Le cas du Collège d’arts libéraux Alverno de Milwaukee, au Wisconsin, illustre bien l’intérêt de se poser ces questions. Au moment d’obtenir leur diplôme, les étudiants de tous les programmes, aussi bien en théologie qu’en sciences infirmières, doivent démontrer qu’ils ont acquis huit aptitudes. Le Collège Alverno compte une majorité d’étudiants issus des minorités visibles, d’immigrants de première génération et d’étudiants à temps partiel, de groupes pour qui l’éducation postsecondaire a toujours posé problème. En plus de comporter de solides autoévaluations, ainsi que des évaluations par les pairs et par les professeurs, tous les programmes de l’établissement sont conçus pour aider l’étudiant à acquérir les huit aptitudes exigées. Le Collège n’accorde pas de notes. Il a plutôt recours à des commentaires écrits, destinés à aider les étudiants à atteindre leurs objectifs d’apprentissage. Les programmes fortement intégrés incluent des activités fréquentes et bien préparées, axées sur la planification du travail des professeurs et sur l’échange d’information. Afin de motiver les étudiants ainsi que pour donner l’heure juste, plusieurs centaines de bénévoles de la collectivité évaluent le travail des étudiants hors de la salle de classe. Ils communiquent ensuite leurs évaluations aux étudiants et au collège, à des étapes stratégiques des programmes. La clarté des objectifs explicites établis par le Collège rend possible et pratique le recours à des évaluations externes. L’absence de notes pousse les étudiants à se concentrer sur les commentaires de qualité dont les abreuvent diverses sources. Les fréquentes séances de planification du travail des professeurs permettent par ailleurs d’intégrer les activités d’apprentissage aux programmes d’études. Le Collège Alverno se classe bien au-dessus du 90e rang centile dans le cadre de l’Enquête nationale sur la participation étudiante (NSSE).
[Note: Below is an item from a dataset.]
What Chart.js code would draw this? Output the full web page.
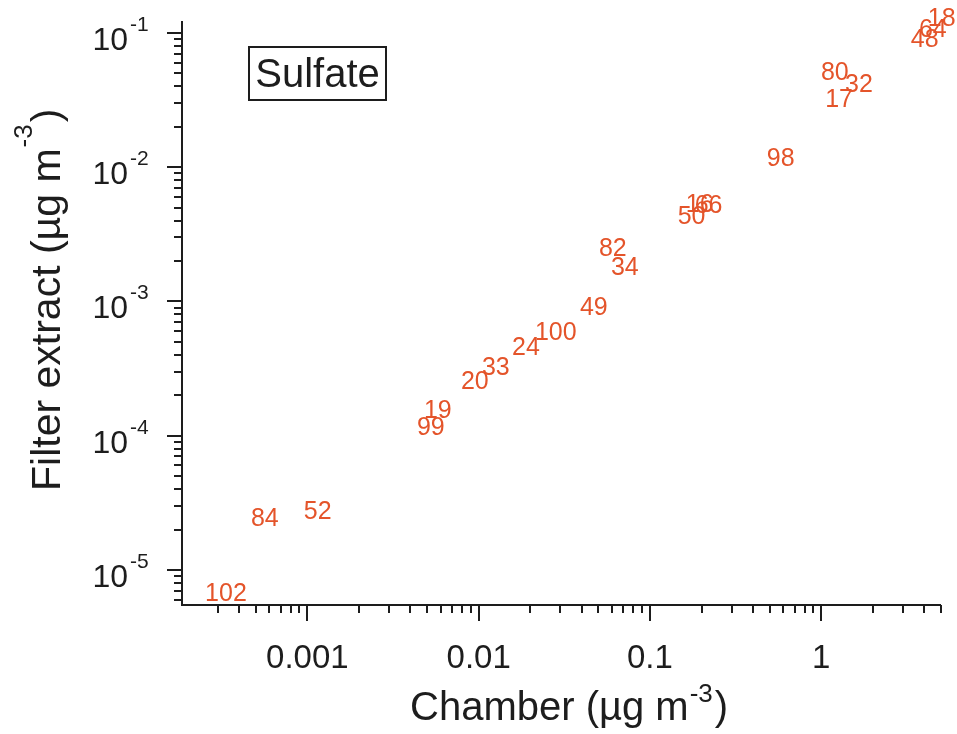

Les étudiants de l’Université Quest de Squamish en Colombie-Britannique, premier collège canadien d’arts libéraux à but non lucratif, suivent pour leur part un « programme par tranches », composé de cours concentrés sur 18 jours de classe consécutifs chacun. Les professeurs disposent ainsi d’une souplesse maximale quant aux lieux et aux modes d’enseignement. Comme les étudiants ne sont pas tenus d’être présents sur le campus pour assister à d’autres cours pendant 18 jours, il devient possible d’envisager les études sur le terrain, les travaux dans le cadre de projets, les voyages à l’étranger et diverses activités d’apprentissage par la pratique. Pour ce faire, l’établissement a dû se doter d’un calendrier scolaire particulier et former ses professeurs afin qu’ils puissent profiter pleinement des longues et denses périodes qu’ils passent avec leurs étudiants. En 2009, l’Université Quest a décroché les plus hautes notes d’Amérique du Nord dans le cadre de la NSSE.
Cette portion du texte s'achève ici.